By John P. Robinson and Geoffrey Godbey. Pennsylvania State University Press. 367 pp. $24.95
"For the first time since his creation, man will be faced with his real, his permanent problem, how to use his freedom from pressing economic cares, how to occupy the leisure... [and how] to live agreeably and wisely and well." John Maynard Keynes was right, according to Robinson, a sociologist at the University of Maryland, and Godbey, a professor of leisure studies at Pennsylvania State University. In this study of what Americans do all day, the authors conclude that, yes, economic growth and productivity have won for us the leisure that Lord Keynes prophesied in 1928.

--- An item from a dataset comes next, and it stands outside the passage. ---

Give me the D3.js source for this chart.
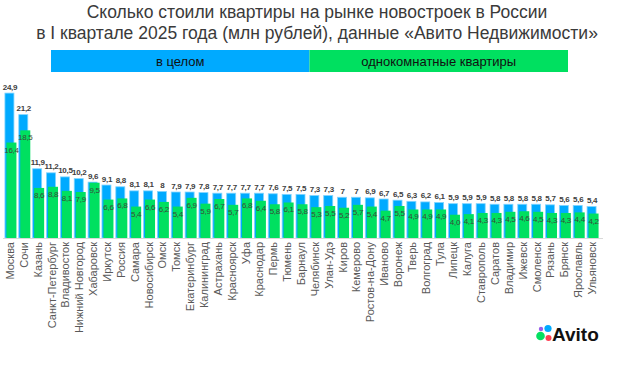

But what are the trends in how Americans use their time? We are spending more time visiting art museums, doing needlework, participating in sports, pursuing hobbies, and (above all) watching television—at the expense of caring for children, visiting parks, socializing, reading, exercising, and working. Of all the trends the authors reveal in the period they study (1965–85), the most controversial is the last. Robinson and Godbey are in the minority when they argue that the American work week has shrunk by five hours in 20 years. Other scholars, such as Juliet Schor, Arlie Hochschild, and this reviewer, have pointed to longer working hours and correspondingly fewer leisure hours.
Social science theory is sufficiently flexible to have it either way. Do the higher wages that accompany economic development coax workers to raise their incomes by spending more hours on the job? Or do rising wages encourage workers to enjoy greater leisure without sacrificing income? When theory predicts diametrically opposed outcomes such as these, only an empirical solution will reveal the truth. Now the fun begins.
Armed with what they refer to as "controversial ideas in all of their quantitative splendor and detail," the authors try to disprove the claim that Americans are working longer, not shorter, hours. The difference turns on the authors’ methodology. While other researchers have relied on published statistics and surveys that ask their informants to recall numbers of hours worked in an earlier period, Robinson and Godbey rely on data obtained from respondents who keep time budgets of activities as they unfold. This data collection method, they maintain, avoids the errors inherent in recalled information.
So far, so good. Yet the authors show a troubling carelessness when it comes to handling even the most straightforward information. For example, they challenge the "questionable belief" held by other researchers that Americans are spending less time reading. Yet their own data reveal that time spent reading dropped by 48 minutes per week—a change considered significant in studies of this kind. Similarly, the authors argue that there has not been a trend away from organized religious activities. Yet their data for matched samples of respondents show a 10 percent decline in time spent in such activities. If these conclusions can be checked against the authors’ own published data, one wonders about the accuracy of those conclusions that cannot.